Task description: Retype every line from the start of the entries below down to the line with "bw = 31 / step", both ends included; skip the pictures.

[Start of Material for this exercise]

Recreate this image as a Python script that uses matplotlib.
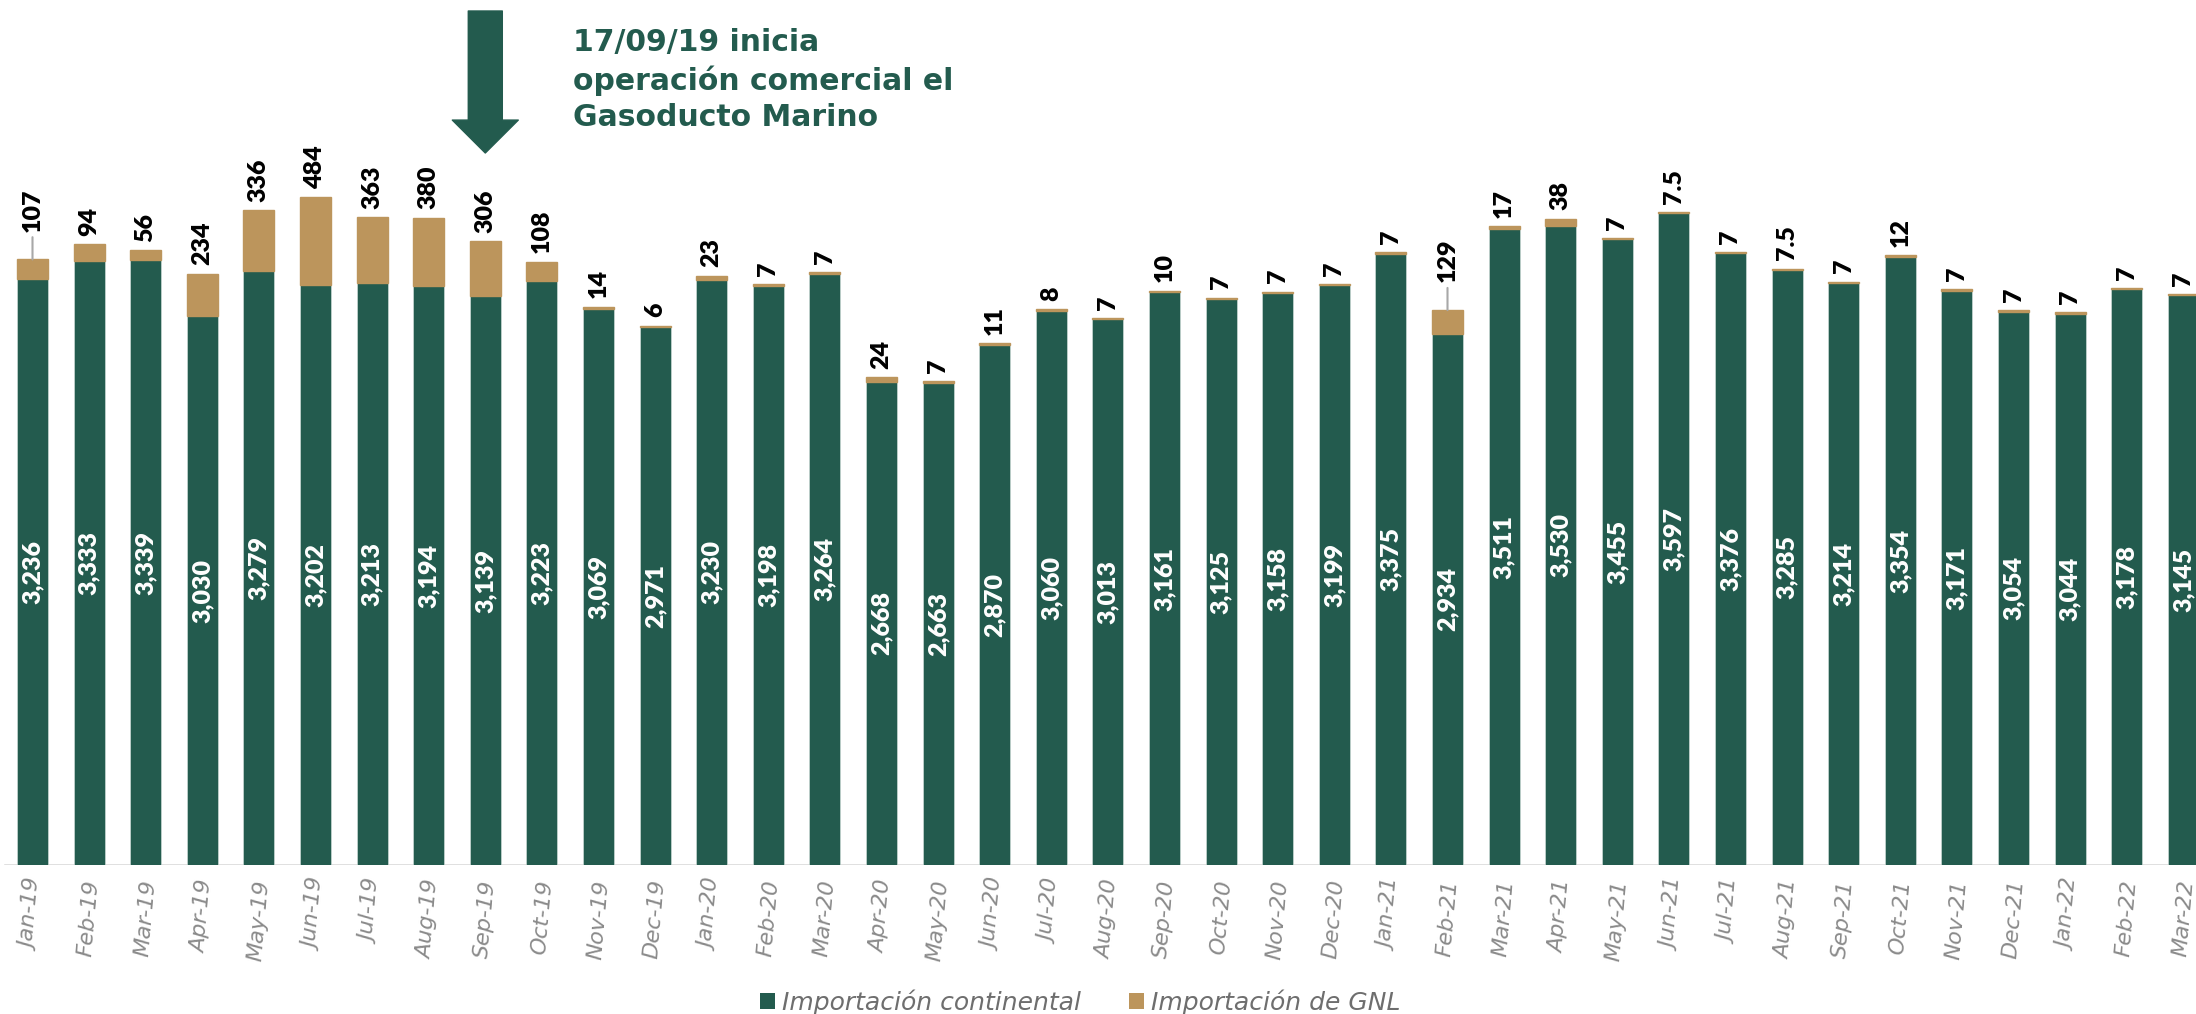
import matplotlib
matplotlib.use("Agg")
import matplotlib.pyplot as plt
from matplotlib.patches import Patch
import numpy as np

months = ["Jan-19", "Feb-19", "Mar-19", "Apr-19", "May-19", "Jun-19", "Jul-19", "Aug-19",
          "Sep-19", "Oct-19", "Nov-19", "Dec-19", "Jan-20", "Feb-20", "Mar-20", "Apr-20",
          "May-20", "Jun-20", "Jul-20", "Aug-20", "Sep-20", "Oct-20", "Nov-20", "Dec-20",
          "Jan-21", "Feb-21", "Mar-21", "Apr-21", "May-21", "Jun-21", "Jul-21", "Aug-21",
          "Sep-21", "Oct-21", "Nov-21", "Dec-21", "Jan-22", "Feb-22", "Mar-22"]
continental = [3236, 3333, 3339, 3030, 3279, 3202, 3213, 3194, 3139, 3223, 3069, 2971,
               3230, 3198, 3264, 2668, 2663, 2870, 3060, 3013, 3161, 3125, 3158, 3199,
               3375, 2934, 3511, 3530, 3455, 3597, 3376, 3285, 3214, 3354, 3171, 3054,
               3044, 3178, 3145]
gnl = [107, 94, 56, 234, 336, 484, 363, 380, 306, 108, 14, 6,
       23, 7, 7, 24, 7, 11, 8, 7, 10, 7, 7, 7,
       7, 129, 17, 38, 7, 7.5, 7, 7.5, 7, 12, 7, 7,
       7, 7, 7]
leader_months = ["Jan-19", "Feb-21"]
event_month = "Sep-19"
event_text = "17/09/19 inicia\noperación comercial el\nGasoducto Marino"
series_names = ["Importación continental", "Importación de GNL"]

GREEN = "#235B4E"
TAN = "#BC955C"

plt.rcParams["font.family"] = ["Lato", "DejaVu Sans"]

W, H = 2196, 1014
fig = plt.figure(figsize=(W / 100, H / 100), dpi=100)
base_px = 865
ax = fig.add_axes([0, 1 - base_px / H, 1, base_px / H])
ax.set_facecolor("none")

step = 56.6
x0 = 32.5
x = np.arange(len(months))
ax.set_xlim(-x0 / step, -x0 / step + W / step)
ax.set_ylim(0, 4775)
bw = 31 / step

ax.bar(x, continental, bw, color=GREEN, edgecolor="#d8e4e0", linewidth=0.4, zorder=3)
ax.bar(x, gnl, bw, bottom=continental, color=TAN, edgecolor=TAN, linewidth=1.0, zorder=3)

for s in ax.spines.values():
    s.set_visible(False)
ax.axhline(0, xmin=5 / W, xmax=1, color="#d6d6d6", lw=1.8, zorder=2)

ax.set_yticks([])
ax.set_xticks(x)
ax.set_xticklabels(months, rotation=85, ha="center", va="top", fontstyle="italic",
                   fontweight="normal", color="#8a8a8a", fontsize=16, family="DejaVu Sans")
ax.tick_params(axis="x", length=0, pad=10)

for i, (c, g) in enumerate(zip(continental, gnl)):
    ax.text(i, c / 2, f"{c:,}", rotation=90, ha="center", va="center", color="white",
            fontweight="heavy", fontsize=18, zorder=4, clip_on=False)
    lab = f"{g:g}"
    if months[i] in leader_months:
        ax.annotate(lab, xy=(i, c + g), xytext=(0, 20), textcoords="offset points",
                    rotation=90, ha="center", va="bottom", fontweight="heavy", fontsize=18,
                    color="black", annotation_clip=False,
                    arrowprops=dict(arrowstyle="-", color="#a8a8a8", lw=1.5,
                                    shrinkA=2, shrinkB=0))
    else:
        ax.annotate(lab, xy=(i, c + g), xytext=(0, 6), textcoords="offset points",
                    rotation=90, ha="center", va="bottom", fontweight="heavy", fontsize=18,
                    color="black", annotation_clip=False)

ei = months.index(event_month)
ax.annotate("", xy=(ei, 1 - 153 / base_px), xycoords=("data", "axes fraction"),
            xytext=(ei, 1 - 11 / base_px), textcoords=("data", "axes fraction"),
            arrowprops=dict(arrowstyle="simple,head_length=2.37,head_width=4.75,tail_width=2.45",
                            color=GREEN, shrinkA=0, shrinkB=0, mutation_scale=10),
            annotation_clip=False)
ax.text((573 - x0) / step, 1 - 28 / base_px, event_text, transform=ax.get_xaxis_transform(),
        ha="left", va="top", fontsize=21.5, fontweight="bold", color=GREEN, linespacing=1.33,
        family="DejaVu Sans")

handles = [Patch(facecolor=GREEN), Patch(facecolor=TAN)]
fig.legend(handles, series_names, loc="center", bbox_to_anchor=(0.492, 0.012), ncol=2,
           frameon=False, prop=dict(family="DejaVu Sans", style="italic", size=18),
           labelcolor="#6e6e6e", handlelength=0.6, handleheight=0.6,
           handletextpad=0.3, columnspacing=1.9, borderpad=0, borderaxespad=0)

fig.savefig("out.png", dpi=100, facecolor="white")
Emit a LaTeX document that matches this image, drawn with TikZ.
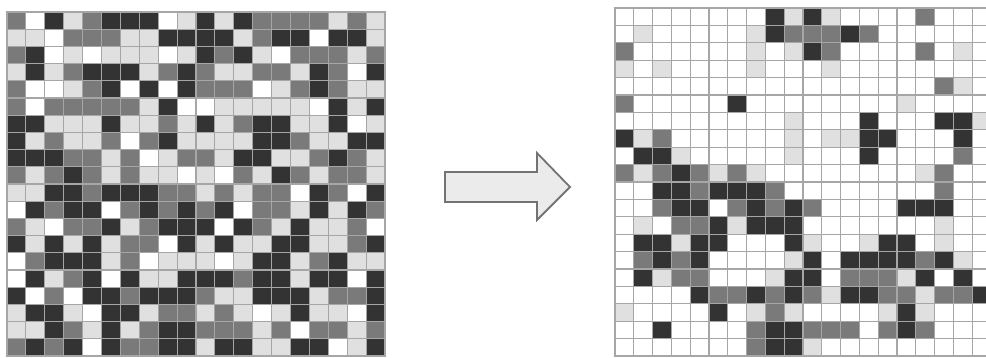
\documentclass[tikz,border=0pt]{standalone}
\usepackage{tikz}
\colorlet{shade0}{white}
\colorlet{shade1}{black!12}
\colorlet{shade2}{black!52}
\colorlet{shade3}{black!80}
\tikzset{
cell/.style={
	draw=black!35,
	line width=1.1pt
},
blockarrow/.style={
	draw=black!55,
	fill=black!8,
	line width=1.8pt,
	line join=miter
}
}

\begin{document}
\begin{tikzpicture}[x=1pt, y=-1pt]
\useasboundingbox (0,0) rectangle (986,357);
\clip (0,0) rectangle (986,357);
% ===== Left grid: raw values =====
\foreach \row [count=\r from 0] in {
  {2,0,3,1,2,3,3,3,0,1,3,1,3,2,2,2,2,1,2,1},
  {1,1,0,2,2,2,1,1,3,3,3,3,1,2,3,3,0,3,3,1},
  {2,3,0,1,0,1,1,1,0,1,3,2,3,1,0,2,2,2,1,2},
  {1,3,1,2,3,3,3,1,2,3,2,1,1,2,2,1,3,2,0,3},
  {2,0,0,1,2,3,0,3,0,3,2,2,2,0,1,2,3,2,1,1},
  {2,0,2,2,2,2,2,1,3,0,0,1,1,1,1,1,0,3,1,3},
  {3,3,1,1,1,3,1,1,2,1,3,1,2,3,3,1,1,3,0,1},
  {3,1,2,1,1,2,0,2,3,1,1,1,1,3,3,2,1,1,3,3},
  {3,3,3,2,2,1,2,0,1,2,2,1,3,3,1,1,2,3,2,1},
  {2,1,2,3,2,1,2,1,1,0,1,0,2,1,3,2,1,2,2,1},
  {1,1,3,3,2,3,3,3,2,2,1,2,1,2,2,0,3,2,0,3},
  {0,3,2,3,3,0,2,3,2,3,2,3,0,2,2,1,3,1,3,2},
  {2,1,0,2,2,3,1,2,3,3,3,0,3,2,1,3,1,1,2,0},
  {3,1,3,1,3,1,2,2,0,3,1,3,1,1,3,3,1,1,2,3},
  {0,2,3,3,3,1,2,0,1,1,1,0,1,3,3,1,2,3,1,1},
  {0,3,1,2,3,0,3,1,1,3,3,3,2,3,3,1,3,3,0,3},
  {3,0,2,0,3,3,2,3,3,3,2,1,1,3,3,3,1,2,2,3},
  {1,3,3,1,0,3,3,1,2,2,1,2,1,0,1,3,1,1,0,3},
  {1,1,3,2,1,3,1,2,3,3,2,2,2,1,2,0,2,2,1,2},
  {2,3,2,3,0,3,2,2,3,3,1,3,3,1,1,3,3,0,1,3}} {
  \foreach \v [count=\c from 0] in \row
    \filldraw[cell, fill=shade\v] (7+\c*18.9, 12+\r*17.2) rectangle ++(18.9,17.2);
}

% ===== Block arrow =====
\draw[blockarrow] (445,172) -- (537,172) -- (537,153) -- (570,187)
  -- (537,220) -- (537,202) -- (445,202) -- cycle;

% ===== Right grid: after filtering =====
\foreach \row [count=\r from 0] in {
  {0,0,0,0,0,0,0,0,3,1,3,1,0,0,0,0,2,0,0,0},
  {0,1,0,0,0,0,0,1,3,2,2,2,3,2,0,0,0,0,0,0},
  {2,0,0,0,0,0,0,1,0,1,3,2,0,0,0,0,2,0,1,0},
  {1,0,1,0,0,0,0,1,0,0,0,1,0,0,0,0,0,0,0,0},
  {0,0,0,0,0,0,0,0,0,0,0,0,0,0,0,0,0,2,1,0},
  {2,0,0,0,0,0,3,0,0,0,0,0,0,0,0,1,0,0,0,0},
  {0,0,0,0,0,0,0,0,0,1,0,0,0,3,0,0,0,3,3,1},
  {3,1,2,0,0,0,0,0,0,1,0,1,1,3,3,0,0,0,3,0},
  {0,3,3,1,0,0,0,0,0,1,0,0,0,3,0,0,0,0,2,0},
  {2,1,2,3,2,1,2,1,0,0,0,0,0,0,0,0,1,2,0,0},
  {0,0,3,3,2,3,3,3,2,0,0,0,0,0,0,0,0,2,0,0},
  {0,0,2,3,3,0,2,3,2,3,2,0,0,0,0,3,3,3,0,0},
  {0,1,0,2,2,3,1,3,3,3,0,0,0,0,0,0,0,1,0,0},
  {0,3,3,1,3,3,0,0,0,3,1,0,0,1,3,3,0,1,0,0},
  {0,2,3,2,3,0,0,0,0,1,3,0,3,3,3,3,2,3,1,0},
  {0,3,1,2,2,0,0,0,1,3,3,0,2,2,2,1,3,0,3,0},
  {0,0,0,0,3,2,2,3,2,3,2,1,3,3,2,2,1,2,2,3},
  {1,0,0,0,0,3,0,1,2,1,0,0,0,0,1,3,1,0,0,0},
  {0,0,3,0,0,0,0,2,3,3,2,2,2,0,2,3,2,0,0,0},
  {0,0,0,0,0,0,0,2,3,3,1,0,0,0,0,0,0,0,0,0}} {
  \foreach \v [count=\c from 0] in \row
    \filldraw[cell, fill=shade\v] (615+\c*18.8, 8+\r*17.4) rectangle ++(18.8,17.4);
}
\end{tikzpicture}
\end{document}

[End of Material for this exercise]

Answer to the problem:
Recreate this image as a Python script that uses matplotlib.
import matplotlib
matplotlib.use("Agg")
import matplotlib.pyplot as plt
from matplotlib.patches import Patch
import numpy as np

months = ["Jan-19", "Feb-19", "Mar-19", "Apr-19", "May-19", "Jun-19", "Jul-19", "Aug-19",
          "Sep-19", "Oct-19", "Nov-19", "Dec-19", "Jan-20", "Feb-20", "Mar-20", "Apr-20",
          "May-20", "Jun-20", "Jul-20", "Aug-20", "Sep-20", "Oct-20", "Nov-20", "Dec-20",
          "Jan-21", "Feb-21", "Mar-21", "Apr-21", "May-21", "Jun-21", "Jul-21", "Aug-21",
          "Sep-21", "Oct-21", "Nov-21", "Dec-21", "Jan-22", "Feb-22", "Mar-22"]
continental = [3236, 3333, 3339, 3030, 3279, 3202, 3213, 3194, 3139, 3223, 3069, 2971,
               3230, 3198, 3264, 2668, 2663, 2870, 3060, 3013, 3161, 3125, 3158, 3199,
               3375, 2934, 3511, 3530, 3455, 3597, 3376, 3285, 3214, 3354, 3171, 3054,
               3044, 3178, 3145]
gnl = [107, 94, 56, 234, 336, 484, 363, 380, 306, 108, 14, 6,
       23, 7, 7, 24, 7, 11, 8, 7, 10, 7, 7, 7,
       7, 129, 17, 38, 7, 7.5, 7, 7.5, 7, 12, 7, 7,
       7, 7, 7]
leader_months = ["Jan-19", "Feb-21"]
event_month = "Sep-19"
event_text = "17/09/19 inicia\noperación comercial el\nGasoducto Marino"
series_names = ["Importación continental", "Importación de GNL"]

GREEN = "#235B4E"
TAN = "#BC955C"

plt.rcParams["font.family"] = ["Lato", "DejaVu Sans"]

W, H = 2196, 1014
fig = plt.figure(figsize=(W / 100, H / 100), dpi=100)
base_px = 865
ax = fig.add_axes([0, 1 - base_px / H, 1, base_px / H])
ax.set_facecolor("none")

step = 56.6
x0 = 32.5
x = np.arange(len(months))
ax.set_xlim(-x0 / step, -x0 / step + W / step)
ax.set_ylim(0, 4775)
bw = 31 / step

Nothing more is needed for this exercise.